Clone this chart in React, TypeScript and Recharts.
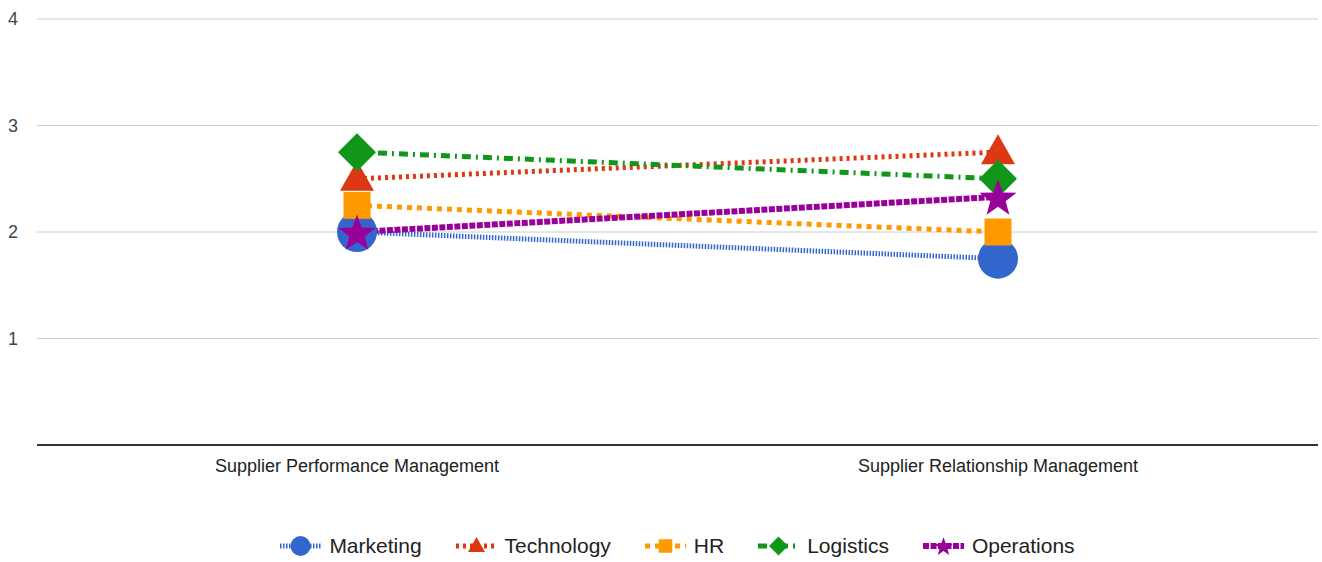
import React from "react";
import { LineChart, Line, XAxis, YAxis, CartesianGrid } from "recharts";

// categories and series values
const categories = ["Supplier Performance Management", "Supplier Relationship Management"];
const marketing = [2, 1.75];
const technology = [2.5, 2.75];
const hr = [2.25, 2.0];
const logistics = [2.75, 2.5];
const operations = [2.0, 2.33];
const yTicks = [0, 1, 2, 3, 4];

const data = categories.map((name, i) => ({
  name,
  Marketing: marketing[i],
  Technology: technology[i],
  HR: hr[i],
  Logistics: logistics[i],
  Operations: operations[i],
}));

type Shape = "circle" | "triangle" | "square" | "diamond" | "star";

const FONT = "Arial, 'Liberation Sans', sans-serif";

const SERIES: { key: string; color: string; dash: string; width: number; shape: Shape }[] = [
  { key: "Marketing", color: "#3366cc", dash: "1.5 1.5", width: 5, shape: "circle" },
  { key: "Technology", color: "#dc3912", dash: "3 4", width: 5, shape: "triangle" },
  { key: "HR", color: "#ff9900", dash: "5 5", width: 5, shape: "square" },
  { key: "Logistics", color: "#109618", dash: "9 5 2 5", width: 5, shape: "diamond" },
  { key: "Operations", color: "#990099", dash: "6 1.5", width: 6, shape: "star" },
];

function markerEl(shape: Shape, cx: number, cy: number, s: number, color: string) {
  switch (shape) {
    case "circle":
      return <circle cx={cx} cy={cy} r={20 * s} fill={color} />;
    case "triangle":
      return (
        <polygon
          points={`${cx},${cy - 18 * s} ${cx + 17 * s},${cy + 12 * s} ${cx - 17 * s},${cy + 12 * s}`}
          fill={color}
        />
      );
    case "square":
      return <rect x={cx - 13.5 * s} y={cy - 13.5 * s} width={27 * s} height={27 * s} fill={color} />;
    case "diamond":
      return (
        <polygon
          points={`${cx},${cy - 19 * s} ${cx + 19 * s},${cy} ${cx},${cy + 19 * s} ${cx - 19 * s},${cy}`}
          fill={color}
        />
      );
    case "star": {
      const pts: string[] = [];
      const R = 19.5 * s;
      const r = 8 * s;
      for (let k = 0; k < 10; k++) {
        const rad = k % 2 === 0 ? R : r;
        const a = -Math.PI / 2 + (k * Math.PI) / 5;
        pts.push(`${cx + rad * Math.cos(a)},${cy + 2 * s + rad * Math.sin(a)}`);
      }
      return <polygon points={pts.join(" ")} fill={color} />;
    }
  }
}

function makeDot(shape: Shape, color: string) {
  return (props: any) => {
    const { cx, cy, index } = props;
    if (cx == null || cy == null) return <g key={index} />;
    return <g key={`${shape}-${index}`}>{markerEl(shape, cx, cy, 1, color)}</g>;
  };
}

// legend is centred on the plot area, not the whole chart
function LegendRow() {
  return (
    <div
      style={{
        position: "absolute",
        top: 533,
        left: 37,
        width: 1281,
        display: "flex",
        justifyContent: "center",
        alignItems: "center",
        fontFamily: FONT,
        fontSize: 21,
        color: "#222",
      }}
    >
      {SERIES.map((s, i) => (
        <div
          key={s.key}
          style={{ display: "flex", alignItems: "center", marginLeft: i === 0 ? 0 : 34 }}
        >
          <svg width={41} height={26}>
            <line x1={0} y1={13} x2={41} y2={13} stroke={s.color} strokeWidth={s.width} strokeDasharray={s.dash} />
            {markerEl(s.shape, 20.5, 13, 0.5, s.color)}
          </svg>
          <span style={{ marginLeft: 8 }}>{s.key}</span>
        </div>
      ))}
    </div>
  );
}

export default function App() {
  return (
    <div style={{ position: "absolute", top: 0, left: 0, width: 1322, height: 562, background: "#fff" }}>
      <LineChart
        width={1322}
        height={562}
        data={data}
        margin={{ top: 19, right: 4, bottom: 0, left: 0 }}
      >
        <CartesianGrid vertical={false} stroke="#cccccc" strokeWidth={1} />
        <XAxis
          dataKey="name"
          padding={{ left: 320, right: 320 }}
          axisLine={{ stroke: "#333333", strokeWidth: 2 }}
          tickLine={false}
          tickSize={0}
          tickMargin={14}
          height={117}
          tick={{ fill: "#222222", fontSize: 18, fontFamily: FONT }}
          interval={0}
        />
        <YAxis
          domain={[0, 4]}
          ticks={yTicks}
          tickFormatter={(v) => (v === 0 ? "" : String(v))}
          axisLine={false}
          tickLine={false}
          tickSize={0}
          tickMargin={19}
          width={37}
          tick={{ fill: "#444444", fontSize: 18, fontFamily: FONT }}
        />
        {SERIES.map((s) => (
          <Line
            key={s.key}
            dataKey={s.key}
            type="linear"
            stroke={s.color}
            strokeWidth={s.width}
            strokeDasharray={s.dash}
            dot={makeDot(s.shape, s.color)}
            activeDot={false}
            isAnimationActive={false}
          />
        ))}
      </LineChart>
      <LegendRow />
    </div>
  );
}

----------

## WHAT YOU HAVE TO DO
Select all lines in the listing above where the word "React" appears, and show them.

## REPLY
Clone this chart in React, TypeScript and Recharts.
import React from "react";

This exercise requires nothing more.